[Begin Recorded information]
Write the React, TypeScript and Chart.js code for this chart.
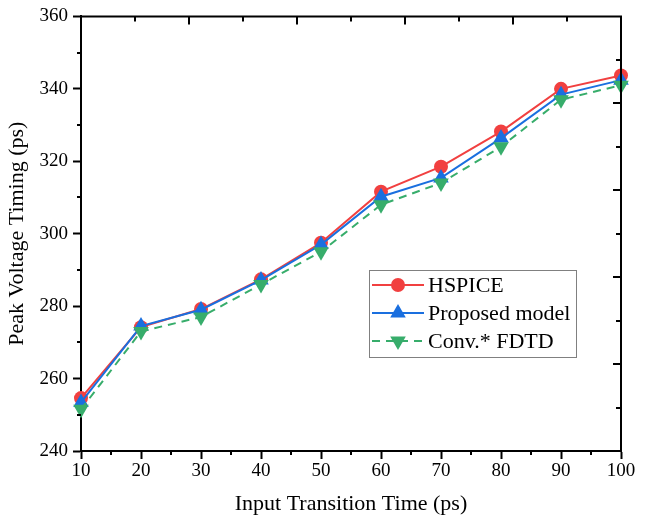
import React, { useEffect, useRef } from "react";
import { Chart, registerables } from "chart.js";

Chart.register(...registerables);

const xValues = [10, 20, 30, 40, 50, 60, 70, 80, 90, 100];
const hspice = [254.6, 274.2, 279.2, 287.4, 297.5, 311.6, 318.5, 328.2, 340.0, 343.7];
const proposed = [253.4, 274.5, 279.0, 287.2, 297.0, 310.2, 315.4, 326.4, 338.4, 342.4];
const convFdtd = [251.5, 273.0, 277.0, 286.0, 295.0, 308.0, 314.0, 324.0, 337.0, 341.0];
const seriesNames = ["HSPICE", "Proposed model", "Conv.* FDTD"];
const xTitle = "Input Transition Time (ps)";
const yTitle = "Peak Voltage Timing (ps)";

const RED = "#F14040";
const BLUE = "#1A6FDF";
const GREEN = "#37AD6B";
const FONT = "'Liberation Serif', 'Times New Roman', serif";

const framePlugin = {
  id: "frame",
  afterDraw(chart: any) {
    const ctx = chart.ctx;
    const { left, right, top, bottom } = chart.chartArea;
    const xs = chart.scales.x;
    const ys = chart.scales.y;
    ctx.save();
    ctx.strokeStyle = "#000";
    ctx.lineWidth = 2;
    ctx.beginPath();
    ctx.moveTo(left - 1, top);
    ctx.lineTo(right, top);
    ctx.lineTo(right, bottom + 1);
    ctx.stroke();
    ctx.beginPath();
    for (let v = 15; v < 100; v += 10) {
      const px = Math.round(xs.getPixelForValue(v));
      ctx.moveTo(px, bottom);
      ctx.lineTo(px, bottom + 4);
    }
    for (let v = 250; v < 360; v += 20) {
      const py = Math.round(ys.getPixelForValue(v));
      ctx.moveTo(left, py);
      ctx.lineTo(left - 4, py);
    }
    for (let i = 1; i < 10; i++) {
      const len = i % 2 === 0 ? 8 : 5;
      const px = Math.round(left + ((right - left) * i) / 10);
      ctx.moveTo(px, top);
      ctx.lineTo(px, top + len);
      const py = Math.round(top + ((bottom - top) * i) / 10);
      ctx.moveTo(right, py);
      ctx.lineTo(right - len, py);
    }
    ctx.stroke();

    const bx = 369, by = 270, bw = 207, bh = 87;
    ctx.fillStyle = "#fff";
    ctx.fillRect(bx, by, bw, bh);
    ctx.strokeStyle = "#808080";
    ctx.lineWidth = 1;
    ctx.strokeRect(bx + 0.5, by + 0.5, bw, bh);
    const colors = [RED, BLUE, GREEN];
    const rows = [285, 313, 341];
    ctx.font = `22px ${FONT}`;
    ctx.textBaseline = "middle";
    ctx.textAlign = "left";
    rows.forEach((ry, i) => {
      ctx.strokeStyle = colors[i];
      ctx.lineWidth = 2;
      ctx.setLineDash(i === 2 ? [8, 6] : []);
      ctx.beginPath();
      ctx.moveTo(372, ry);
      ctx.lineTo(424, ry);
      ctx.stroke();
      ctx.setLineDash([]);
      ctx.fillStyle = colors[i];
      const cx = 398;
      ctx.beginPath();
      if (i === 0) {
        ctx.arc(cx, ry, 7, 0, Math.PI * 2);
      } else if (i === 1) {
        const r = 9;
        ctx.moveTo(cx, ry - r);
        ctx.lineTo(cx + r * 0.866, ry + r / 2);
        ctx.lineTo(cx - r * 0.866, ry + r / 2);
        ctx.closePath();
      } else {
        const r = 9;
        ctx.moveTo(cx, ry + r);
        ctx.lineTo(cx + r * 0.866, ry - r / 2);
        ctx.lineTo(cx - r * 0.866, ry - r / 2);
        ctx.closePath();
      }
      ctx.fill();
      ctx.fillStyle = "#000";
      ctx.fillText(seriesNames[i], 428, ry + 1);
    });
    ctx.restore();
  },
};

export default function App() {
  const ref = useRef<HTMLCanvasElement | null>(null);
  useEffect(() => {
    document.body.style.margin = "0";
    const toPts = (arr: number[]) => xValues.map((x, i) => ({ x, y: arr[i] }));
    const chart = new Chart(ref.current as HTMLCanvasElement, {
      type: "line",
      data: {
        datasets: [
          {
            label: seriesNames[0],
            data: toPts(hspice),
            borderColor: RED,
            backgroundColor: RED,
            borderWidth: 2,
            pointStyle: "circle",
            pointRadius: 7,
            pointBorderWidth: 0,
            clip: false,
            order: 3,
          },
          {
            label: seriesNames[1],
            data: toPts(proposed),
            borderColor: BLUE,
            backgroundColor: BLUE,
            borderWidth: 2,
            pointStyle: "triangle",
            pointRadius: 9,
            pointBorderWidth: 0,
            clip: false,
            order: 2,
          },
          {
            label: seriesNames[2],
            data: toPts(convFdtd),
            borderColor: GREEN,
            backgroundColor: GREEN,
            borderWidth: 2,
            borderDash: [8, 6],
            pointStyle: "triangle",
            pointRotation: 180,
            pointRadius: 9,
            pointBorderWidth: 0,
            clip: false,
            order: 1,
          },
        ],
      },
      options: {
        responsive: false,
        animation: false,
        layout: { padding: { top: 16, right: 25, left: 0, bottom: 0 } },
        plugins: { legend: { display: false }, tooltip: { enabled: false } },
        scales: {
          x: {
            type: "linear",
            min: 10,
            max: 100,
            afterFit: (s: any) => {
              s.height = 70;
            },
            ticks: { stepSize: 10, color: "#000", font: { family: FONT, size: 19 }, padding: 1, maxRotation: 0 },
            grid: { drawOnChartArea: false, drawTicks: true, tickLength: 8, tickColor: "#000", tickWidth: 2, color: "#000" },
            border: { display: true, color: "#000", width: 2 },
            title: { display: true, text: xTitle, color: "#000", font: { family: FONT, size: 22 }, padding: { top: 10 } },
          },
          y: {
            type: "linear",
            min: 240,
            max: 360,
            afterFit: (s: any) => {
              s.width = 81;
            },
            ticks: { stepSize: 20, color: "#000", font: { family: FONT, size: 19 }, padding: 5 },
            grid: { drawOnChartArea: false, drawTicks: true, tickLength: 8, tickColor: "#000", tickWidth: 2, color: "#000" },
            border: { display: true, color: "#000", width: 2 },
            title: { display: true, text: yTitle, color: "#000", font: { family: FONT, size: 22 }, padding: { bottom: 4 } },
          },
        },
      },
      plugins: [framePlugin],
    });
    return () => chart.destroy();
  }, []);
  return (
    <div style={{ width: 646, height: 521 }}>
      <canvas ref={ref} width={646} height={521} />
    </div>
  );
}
[End Recorded information]
▶ [Task objective] Starting at the top of the listing above, reproduce each line up to and including the one with "Serif', 'Times New"; omit the pictures.

▶ [Problem solution]
Write the React, TypeScript and Chart.js code for this chart.
import React, { useEffect, useRef } from "react";
import { Chart, registerables } from "chart.js";

Chart.register(...registerables);

const xValues = [10, 20, 30, 40, 50, 60, 70, 80, 90, 100];
const hspice = [254.6, 274.2, 279.2, 287.4, 297.5, 311.6, 318.5, 328.2, 340.0, 343.7];
const proposed = [253.4, 274.5, 279.0, 287.2, 297.0, 310.2, 315.4, 326.4, 338.4, 342.4];
const convFdtd = [251.5, 273.0, 277.0, 286.0, 295.0, 308.0, 314.0, 324.0, 337.0, 341.0];
const seriesNames = ["HSPICE", "Proposed model", "Conv.* FDTD"];
const xTitle = "Input Transition Time (ps)";
const yTitle = "Peak Voltage Timing (ps)";

const RED = "#F14040";
const BLUE = "#1A6FDF";
const GREEN = "#37AD6B";
const FONT = "'Liberation Serif', 'Times New Roman', serif";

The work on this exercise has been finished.